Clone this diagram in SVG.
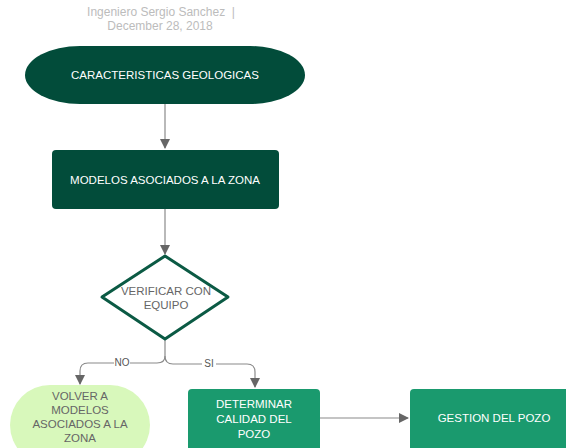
<svg xmlns="http://www.w3.org/2000/svg" width="566" height="448" viewBox="0 0 566 448">
<defs>
<style>
text{font-family:"Liberation Sans",Arial,sans-serif;font-size:11.5px;text-anchor:middle}
.w{fill:#ffffff}
.g{fill:#666666}
.h{fill:#bcbcbc;font-size:12px}
.c{fill:none;stroke:#8a8a8a;stroke-width:1.2}
.l{fill:#555555;font-size:10px}
</style>
<marker id="a" markerWidth="10" markerHeight="10" refX="9" refY="5" orient="auto" markerUnits="userSpaceOnUse">
<path d="M0,0 L10,5 L0,10 z" fill="#666666"/>
</marker>
</defs>
<rect width="566" height="448" fill="#ffffff"/>
<g id="header">
<text class="h" x="161" y="16" xml:space="preserve">Ingeniero Sergio Sanchez  |</text>
<text class="h" x="160" y="30">December 28, 2018</text>
</g>
<g id="connectors">
<path class="c" d="M165,104 V148" marker-end="url(#a)"/>
<path class="c" d="M165,209 V254" marker-end="url(#a)"/>
<path class="c" d="M165,340 V356 Q165,363 157,363 H88 Q80,363 80,371 V384" marker-end="url(#a)"/>
<path class="c" d="M165,356 Q165,364 173,364 H247 Q255,364 255,372 V387" marker-end="url(#a)"/>
<path class="c" d="M320,418 H408" marker-end="url(#a)"/>
<rect x="114" y="357" width="16" height="11" fill="#ffffff"/>
<text class="l" x="122" y="366">NO</text>
<rect x="202" y="358" width="14" height="11" fill="#ffffff"/>
<text class="l" x="209" y="367">SI</text>
</g>
<g id="n1">
<rect x="25" y="46" width="280" height="58" rx="55" ry="29" fill="#024c3a"/>
<text class="w" x="165" y="79">CARACTERISTICAS GEOLOGICAS</text>
</g>
<g id="n2">
<rect x="52" y="150" width="227" height="59" rx="4" fill="#024c3a"/>
<text class="w" x="165" y="184">MODELOS ASOCIADOS A LA ZONA</text>
</g>
<g id="n3">
<path d="M165,256 L228,297 L165,339 L102,297 Z" fill="#ffffff" stroke="#0b5a44" stroke-width="3" stroke-linejoin="round"/>
<text class="g" x="166" y="295">VERIFICAR CON</text>
<text class="g" x="166" y="309">EQUIPO</text>
</g>
<g id="n4">
<rect x="10" y="385" width="140" height="80" rx="40" fill="#d8f8bb"/>
<text class="g" x="80" y="400">VOLVER A</text>
<text class="g" x="80" y="414">MODELOS</text>
<text class="g" x="80" y="428">ASOCIADOS A LA</text>
<text class="g" x="80" y="442">ZONA</text>
</g>
<g id="n5">
<rect x="188" y="389" width="132" height="70" rx="4" fill="#1a9a6e"/>
<text class="w" x="254" y="408">DETERMINAR</text>
<text class="w" x="254" y="423">CALIDAD DEL</text>
<text class="w" x="254" y="438">POZO</text>
</g>
<g id="n6">
<rect x="410" y="389" width="170" height="70" rx="4" fill="#1a9a6e"/>
<text class="w" x="494" y="422">GESTION DEL POZO</text>
</g>
</svg>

- - - - -

- Required work -
Working from the lines above, reproduce the material exactly and exclude its pictures.

- Exercise response -
Clone this diagram in SVG.
<svg xmlns="http://www.w3.org/2000/svg" width="566" height="448" viewBox="0 0 566 448">
<defs>
<style>
text{font-family:"Liberation Sans",Arial,sans-serif;font-size:11.5px;text-anchor:middle}
.w{fill:#ffffff}
.g{fill:#666666}
.h{fill:#bcbcbc;font-size:12px}
.c{fill:none;stroke:#8a8a8a;stroke-width:1.2}
.l{fill:#555555;font-size:10px}
</style>
<marker id="a" markerWidth="10" markerHeight="10" refX="9" refY="5" orient="auto" markerUnits="userSpaceOnUse">
<path d="M0,0 L10,5 L0,10 z" fill="#666666"/>
</marker>
</defs>
<rect width="566" height="448" fill="#ffffff"/>
<g id="header">
<text class="h" x="161" y="16" xml:space="preserve">Ingeniero Sergio Sanchez  |</text>
<text class="h" x="160" y="30">December 28, 2018</text>
</g>
<g id="connectors">
<path class="c" d="M165,104 V148" marker-end="url(#a)"/>
<path class="c" d="M165,209 V254" marker-end="url(#a)"/>
<path class="c" d="M165,340 V356 Q165,363 157,363 H88 Q80,363 80,371 V384" marker-end="url(#a)"/>
<path class="c" d="M165,356 Q165,364 173,364 H247 Q255,364 255,372 V387" marker-end="url(#a)"/>
<path class="c" d="M320,418 H408" marker-end="url(#a)"/>
<rect x="114" y="357" width="16" height="11" fill="#ffffff"/>
<text class="l" x="122" y="366">NO</text>
<rect x="202" y="358" width="14" height="11" fill="#ffffff"/>
<text class="l" x="209" y="367">SI</text>
</g>
<g id="n1">
<rect x="25" y="46" width="280" height="58" rx="55" ry="29" fill="#024c3a"/>
<text class="w" x="165" y="79">CARACTERISTICAS GEOLOGICAS</text>
</g>
<g id="n2">
<rect x="52" y="150" width="227" height="59" rx="4" fill="#024c3a"/>
<text class="w" x="165" y="184">MODELOS ASOCIADOS A LA ZONA</text>
</g>
<g id="n3">
<path d="M165,256 L228,297 L165,339 L102,297 Z" fill="#ffffff" stroke="#0b5a44" stroke-width="3" stroke-linejoin="round"/>
<text class="g" x="166" y="295">VERIFICAR CON</text>
<text class="g" x="166" y="309">EQUIPO</text>
</g>
<g id="n4">
<rect x="10" y="385" width="140" height="80" rx="40" fill="#d8f8bb"/>
<text class="g" x="80" y="400">VOLVER A</text>
<text class="g" x="80" y="414">MODELOS</text>
<text class="g" x="80" y="428">ASOCIADOS A LA</text>
<text class="g" x="80" y="442">ZONA</text>
</g>
<g id="n5">
<rect x="188" y="389" width="132" height="70" rx="4" fill="#1a9a6e"/>
<text class="w" x="254" y="408">DETERMINAR</text>
<text class="w" x="254" y="423">CALIDAD DEL</text>
<text class="w" x="254" y="438">POZO</text>
</g>
<g id="n6">
<rect x="410" y="389" width="170" height="70" rx="4" fill="#1a9a6e"/>
<text class="w" x="494" y="422">GESTION DEL POZO</text>
</g>
</svg>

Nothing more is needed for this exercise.